We need racially and religious plural communities that will engage in redistribution of resources and care all the way for its members. I mean paying bills, sharing spaces, redistributing our money.
We need churches that will be involved in real matters of life and death than dealing with the petty juvenile worship likes and dislikes of its members.
We need people to continue to pray and do the work of Christ in the city. Like these students! We need people who would speak in public squares about a just and Christian dignified life! We need liturgical practices that will foster real bonds of community. We need to go back and again to the common pools where the lame and the needy are waiting for us, and be those who will care for them!
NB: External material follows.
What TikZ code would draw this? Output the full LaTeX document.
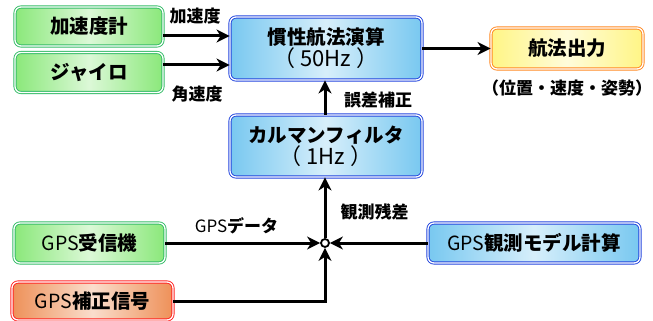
\documentclass[tikz,border=0pt]{standalone}
\usepackage{fontspec}
\setmainfont{Noto Sans CJK JP}
\usetikzlibrary{arrows.meta,calc}
\definecolor{greenline}{HTML}{33BB66}
\definecolor{greenfill}{HTML}{8AE87A}
\definecolor{blueline}{HTML}{2244DD}
\definecolor{bluefill}{HTML}{78C8F0}
\definecolor{yellowline}{HTML}{FF8822}
\definecolor{yellowfill}{HTML}{FFF585}
\definecolor{orangeline}{HTML}{FF2222}
\definecolor{orangefill}{HTML}{EE9058}
\newcommand{\hzline}[1]{{\fontsize{22}{21}\selectfont\mdseries （\hspace{5pt}#1\hspace{5pt}）}}
\begin{document}
\begin{tikzpicture}[x=1pt,y=-1pt,
  box/.style={rounded corners=6pt, draw=#1line, double=white, double distance=1.3pt,
    line width=0.9pt, left color=#1fill, right color=#1fill, middle color=#1fill!30!white,
    font=\fontsize{19.5}{20}\selectfont\bfseries, align=center, inner sep=0pt},
  lab/.style={font=\fontsize{17}{18}\selectfont\bfseries, inner sep=0pt},
  arr/.style={line width=3pt, -{Stealth[length=13pt,width=13pt,inset=4pt]}}]
\useasboundingbox (0,0) rectangle (653,321);
\node[box=green, minimum width=148pt, minimum height=39pt] (acc) at (89,26.5) {加速度計};
\node[box=green, minimum width=148pt, minimum height=40pt] (gyro) at (89,72.5) {ジャイロ};
\node[box=blue, minimum width=192pt, minimum height=63pt] (ins) at (326,48.5)
  {慣性航法演算\\[0pt]\hzline{50Hz}};
\node[box=yellow, minimum width=152pt, minimum height=41pt] (out) at (567,48.5) {航法出力};
\node[box=blue, minimum width=192pt, minimum height=62pt] (kf) at (326,146)
  {カルマンフィルタ\\[0pt]\hzline{1Hz}};
\node[box=blue, minimum width=212pt, minimum height=40pt] (gpsm) at (534,243)
  {{\mdseries GPS}観測モデル計算};
\node[box=green, minimum width=151pt, minimum height=40pt] (gpsr) at (89.5,243)
  {{\mdseries GPS}受信機};
\node[box=orange, minimum width=161pt, minimum height=38pt] (gpsc) at (92.5,301)
  {{\mdseries GPS}補正信号};
\node[circle, draw, line width=1.8pt, fill=white, minimum size=8pt, inner sep=0pt] (j) at (325,243) {};
\node[lab] (l1) at (195,16) {加速度};
\node[lab] (l2) at (197,94) {角速度};
\node[lab] (l3) at (378,100) {誤差補正};
\node[lab] (l4) at (374.5,212) {観測残差};
\node[lab] (l5) at (236.5,226) {{\mdseries GPS}データ};
\node[lab] (l6) at (567,88) {（位置・速度・姿勢）};
\coordinate (insA) at ($(ins.west)+(0,-12.5)$);
\coordinate (insB) at ($(ins.west)+(0,16.5)$);
\draw[arr] (acc.east |- insA) -- (insA);
\draw[arr] (gyro.east |- insB) -- (insB);
\draw[arr] (ins.east |- out.west) -- (out.west);
\draw[arr] (kf.north -| j) -- (ins.south -| j);
\draw[arr] (j.north) -- (kf.south -| j);
\draw[arr] (gpsm.west) -- (j.east);
\draw[arr] (gpsr.east) -- (j.west);
\draw[arr] (gpsc.east) -| (j.south);
\end{tikzpicture}
\end{document}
That is when we will see that our hearts will be lifted up, our singing will make sense both to God and for the world and we will be able to foster a new religious and political life that will embrace our differences and attend primarily to the poor. Than, and only than, we will see that we are resurrecting!
We are the ones who have been waiting for. We are waiting for ourselves, brothers and sisters, because it is when WE show up that God shows up too! Did you see that when Jesus showed up God showed up and healed that man? That is our work. Together! We are the ones waiting for each other! And we, by the power of the Holy Spirit, will transform this nation and this world in the name of Jesus Christ! And all the people of God said? AMEN!
Let us start at this altar/table/communion, holding fast to what is true, sharing bread wine, healing and transformation for the sake of the common well being of our people.